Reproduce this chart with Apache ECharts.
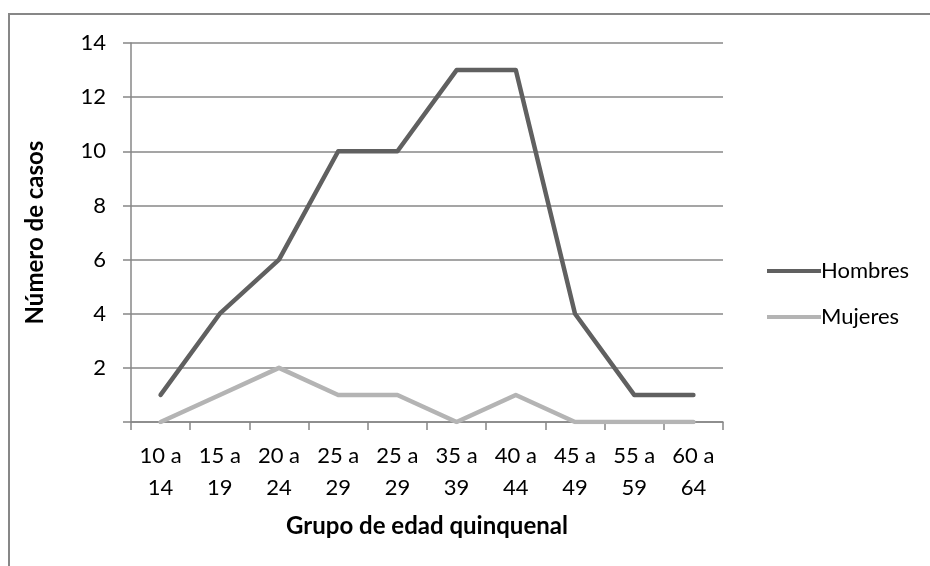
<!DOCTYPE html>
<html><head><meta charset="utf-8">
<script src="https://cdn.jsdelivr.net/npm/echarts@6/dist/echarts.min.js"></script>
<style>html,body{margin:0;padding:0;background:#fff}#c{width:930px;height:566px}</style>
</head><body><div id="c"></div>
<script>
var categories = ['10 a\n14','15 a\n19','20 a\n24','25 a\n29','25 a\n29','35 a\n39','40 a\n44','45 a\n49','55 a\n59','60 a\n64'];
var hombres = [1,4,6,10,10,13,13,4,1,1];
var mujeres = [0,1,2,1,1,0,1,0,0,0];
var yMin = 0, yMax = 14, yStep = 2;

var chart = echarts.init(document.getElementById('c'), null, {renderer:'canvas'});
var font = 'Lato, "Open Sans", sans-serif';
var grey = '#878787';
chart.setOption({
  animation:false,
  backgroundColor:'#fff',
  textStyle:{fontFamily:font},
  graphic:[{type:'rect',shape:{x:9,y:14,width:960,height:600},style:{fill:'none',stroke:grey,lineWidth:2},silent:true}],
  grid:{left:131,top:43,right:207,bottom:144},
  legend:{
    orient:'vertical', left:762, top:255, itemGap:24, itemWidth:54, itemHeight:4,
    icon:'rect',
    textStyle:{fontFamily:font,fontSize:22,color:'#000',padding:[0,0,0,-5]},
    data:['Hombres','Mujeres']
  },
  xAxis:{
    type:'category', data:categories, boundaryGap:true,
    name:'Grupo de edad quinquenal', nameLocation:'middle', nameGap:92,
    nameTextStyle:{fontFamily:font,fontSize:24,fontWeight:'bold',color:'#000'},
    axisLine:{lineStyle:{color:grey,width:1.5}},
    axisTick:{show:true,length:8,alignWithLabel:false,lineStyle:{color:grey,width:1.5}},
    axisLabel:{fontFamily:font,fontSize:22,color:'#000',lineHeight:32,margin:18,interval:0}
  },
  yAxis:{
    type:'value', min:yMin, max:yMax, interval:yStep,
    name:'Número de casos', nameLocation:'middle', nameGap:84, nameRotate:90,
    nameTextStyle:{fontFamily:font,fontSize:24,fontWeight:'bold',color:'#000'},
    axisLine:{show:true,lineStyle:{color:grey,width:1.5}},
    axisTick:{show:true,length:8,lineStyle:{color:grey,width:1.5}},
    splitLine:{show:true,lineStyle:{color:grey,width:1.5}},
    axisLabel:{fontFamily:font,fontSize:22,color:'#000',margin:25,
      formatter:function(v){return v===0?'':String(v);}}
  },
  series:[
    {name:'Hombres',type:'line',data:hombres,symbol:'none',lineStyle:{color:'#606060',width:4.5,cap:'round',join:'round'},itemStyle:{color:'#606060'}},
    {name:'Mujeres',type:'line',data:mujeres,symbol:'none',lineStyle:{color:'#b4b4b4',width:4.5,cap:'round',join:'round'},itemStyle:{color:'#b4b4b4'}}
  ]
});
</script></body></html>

━━━

▶ Given problem: Up to and including the line with "var yMin = 0, yMax = 14, yStep = 2;", copy the data above from its first line. Skip pictures.

▶ Complete answer:
Reproduce this chart with Apache ECharts.
<!DOCTYPE html>
<html><head><meta charset="utf-8">
<script src="https://cdn.jsdelivr.net/npm/echarts@6/dist/echarts.min.js"></script>
<style>html,body{margin:0;padding:0;background:#fff}#c{width:930px;height:566px}</style>
</head><body><div id="c"></div>
<script>
var categories = ['10 a\n14','15 a\n19','20 a\n24','25 a\n29','25 a\n29','35 a\n39','40 a\n44','45 a\n49','55 a\n59','60 a\n64'];
var hombres = [1,4,6,10,10,13,13,4,1,1];
var mujeres = [0,1,2,1,1,0,1,0,0,0];
var yMin = 0, yMax = 14, yStep = 2;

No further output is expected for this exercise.